What is expected: Can you print the data exactly and leave out each image?

-=-=-

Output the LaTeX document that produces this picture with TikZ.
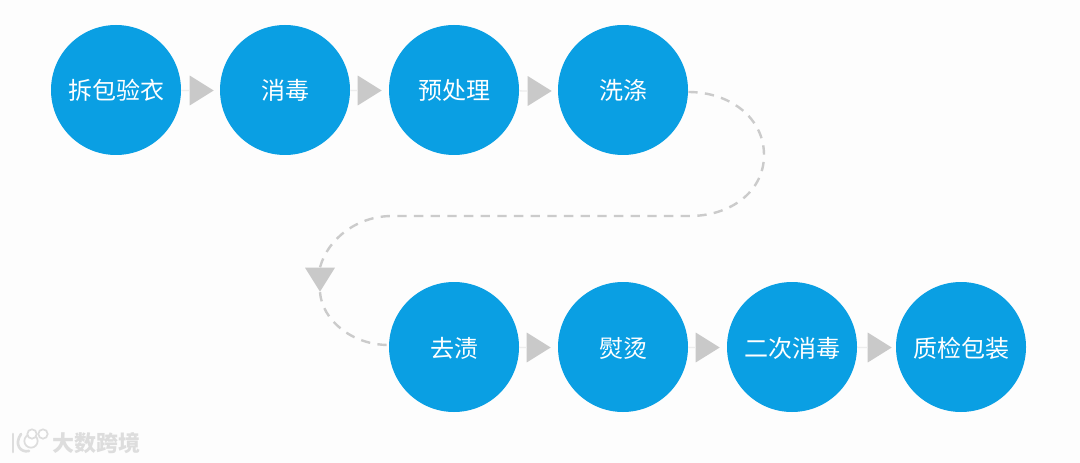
\documentclass[tikz,border=0pt]{standalone}
\usepackage{fontspec}
\setmainfont{Noto Sans CJK SC}
\usetikzlibrary{shapes.geometric}
\definecolor{stepblue}{HTML}{0A9FE3}
\definecolor{trigray}{HTML}{C9C9C9}
\definecolor{dashgray}{HTML}{CBCBCB}
\definecolor{markgray}{HTML}{DDDDDD}
\definecolor{pagebg}{HTML}{FDFDFD}
\tikzset{
  stepnode/.style={circle,fill=stepblue,draw=none,minimum size=97.5pt,inner sep=0pt,
    text=white,text height=17pt,text depth=2pt,font=\fontsize{18pt}{20pt}\selectfont},
  triright/.style={isosceles triangle,isosceles triangle apex angle=64,fill=trigray,draw=none,
    inner sep=0pt,minimum height=18pt,minimum width=18.8pt},
  tridown/.style={triright,shape border rotate=-90},
  stub/.style={draw=dashgray!35,line width=1pt},
  dashline/.style={draw=dashgray,line width=1.8pt,dash pattern=on 7pt off 5.5pt},
  logoring/.style={draw=markgray,line width=1.3pt,fill=white}
}
\begin{document}
\begin{tikzpicture}[x=0.75pt,y=-0.75pt]
\fill[pagebg] (0,0) rectangle (1080,463);
\useasboundingbox (0,0) rectangle (1080,463);
\coordinate (w1) at (764,155);
\coordinate (w2) at (690,216);
\coordinate (w3) at (392,216);
\node[stepnode] (a1) at (116,90) {拆包验衣};
\node[stepnode] (a2) at (285,90) {消毒};
\node[stepnode] (a3) at (454,90) {预处理};
\node[stepnode] (a4) at (623,90) {洗涤};
\node[stepnode] (b1) at (454,347) {去渍};
\node[stepnode] (b2) at (623,347) {熨烫};
\node[stepnode] (b3) at (792,347) {二次消毒};
\node[stepnode] (b4) at (961,347) {质检包装};
\node[triright] (t1) at (198,90.5) {};
\node[triright] (t2) at (366,90.5) {};
\node[triright] (t3) at (536,91) {};
\node[triright] (t4) at (535,347.5) {};
\node[triright] (t5) at (704,347.5) {};
\node[triright] (t6) at (876,347.5) {};
\node[tridown] (t7) at (320,276) {};
\draw[stub] (a1) -- (t1.west);
\draw[stub] (a2) -- (t2.west);
\draw[stub] (a3) -- (t3.west);
\draw[stub] (b1) -- (t4.west);
\draw[stub] (b2) -- (t5.west);
\draw[stub] (b3) -- (t6.west);
\draw[dashline] (a4.east |- 0,92) .. controls (730,92) and (764,118) .. (w1)
  .. controls (764,192) and (730,216) .. (w2) -- (w3)
  .. controls (358,216) and (328,238) .. (t7.north);
\draw[dashline] (t7.south) .. controls (322,320) and (352,345) .. (b1.west |- 0,345);
\node[logoring,circle,inner sep=0pt,minimum size=10pt] (r1) at (31,441) {};
\node[logoring,circle,inner sep=0pt,minimum size=7pt] (r2) at (32,434) {};
\node[logoring,circle,inner sep=0pt,minimum size=7pt] (r3) at (43,434) {};
\draw[draw=markgray,line width=2pt,line cap=round] (13,434) -- (13,452);
\draw[draw=markgray,line width=2pt,line cap=round] (21,434) .. controls (14,444) and (20,453) .. (29,451);
\node[text=markgray,font=\fontsize{16.5pt}{18pt}\selectfont\bfseries,inner sep=0pt] (wm) at (96,443) {大数跨境};
\end{tikzpicture}
\end{document}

-=-=-

Reply:
Output the LaTeX document that produces this picture with TikZ.
\documentclass[tikz,border=0pt]{standalone}
\usepackage{fontspec}
\setmainfont{Noto Sans CJK SC}
\usetikzlibrary{shapes.geometric}
\definecolor{stepblue}{HTML}{0A9FE3}
\definecolor{trigray}{HTML}{C9C9C9}
\definecolor{dashgray}{HTML}{CBCBCB}
\definecolor{markgray}{HTML}{DDDDDD}
\definecolor{pagebg}{HTML}{FDFDFD}
\tikzset{
  stepnode/.style={circle,fill=stepblue,draw=none,minimum size=97.5pt,inner sep=0pt,
    text=white,text height=17pt,text depth=2pt,font=\fontsize{18pt}{20pt}\selectfont},
  triright/.style={isosceles triangle,isosceles triangle apex angle=64,fill=trigray,draw=none,
    inner sep=0pt,minimum height=18pt,minimum width=18.8pt},
  tridown/.style={triright,shape border rotate=-90},
  stub/.style={draw=dashgray!35,line width=1pt},
  dashline/.style={draw=dashgray,line width=1.8pt,dash pattern=on 7pt off 5.5pt},
  logoring/.style={draw=markgray,line width=1.3pt,fill=white}
}
\begin{document}
\begin{tikzpicture}[x=0.75pt,y=-0.75pt]
\fill[pagebg] (0,0) rectangle (1080,463);
\useasboundingbox (0,0) rectangle (1080,463);
\coordinate (w1) at (764,155);
\coordinate (w2) at (690,216);
\coordinate (w3) at (392,216);
\node[stepnode] (a1) at (116,90) {拆包验衣};
\node[stepnode] (a2) at (285,90) {消毒};
\node[stepnode] (a3) at (454,90) {预处理};
\node[stepnode] (a4) at (623,90) {洗涤};
\node[stepnode] (b1) at (454,347) {去渍};
\node[stepnode] (b2) at (623,347) {熨烫};
\node[stepnode] (b3) at (792,347) {二次消毒};
\node[stepnode] (b4) at (961,347) {质检包装};
\node[triright] (t1) at (198,90.5) {};
\node[triright] (t2) at (366,90.5) {};
\node[triright] (t3) at (536,91) {};
\node[triright] (t4) at (535,347.5) {};
\node[triright] (t5) at (704,347.5) {};
\node[triright] (t6) at (876,347.5) {};
\node[tridown] (t7) at (320,276) {};
\draw[stub] (a1) -- (t1.west);
\draw[stub] (a2) -- (t2.west);
\draw[stub] (a3) -- (t3.west);
\draw[stub] (b1) -- (t4.west);
\draw[stub] (b2) -- (t5.west);
\draw[stub] (b3) -- (t6.west);
\draw[dashline] (a4.east |- 0,92) .. controls (730,92) and (764,118) .. (w1)
  .. controls (764,192) and (730,216) .. (w2) -- (w3)
  .. controls (358,216) and (328,238) .. (t7.north);
\draw[dashline] (t7.south) .. controls (322,320) and (352,345) .. (b1.west |- 0,345);
\node[logoring,circle,inner sep=0pt,minimum size=10pt] (r1) at (31,441) {};
\node[logoring,circle,inner sep=0pt,minimum size=7pt] (r2) at (32,434) {};
\node[logoring,circle,inner sep=0pt,minimum size=7pt] (r3) at (43,434) {};
\draw[draw=markgray,line width=2pt,line cap=round] (13,434) -- (13,452);
\draw[draw=markgray,line width=2pt,line cap=round] (21,434) .. controls (14,444) and (20,453) .. (29,451);
\node[text=markgray,font=\fontsize{16.5pt}{18pt}\selectfont\bfseries,inner sep=0pt] (wm) at (96,443) {大数跨境};
\end{tikzpicture}
\end{document}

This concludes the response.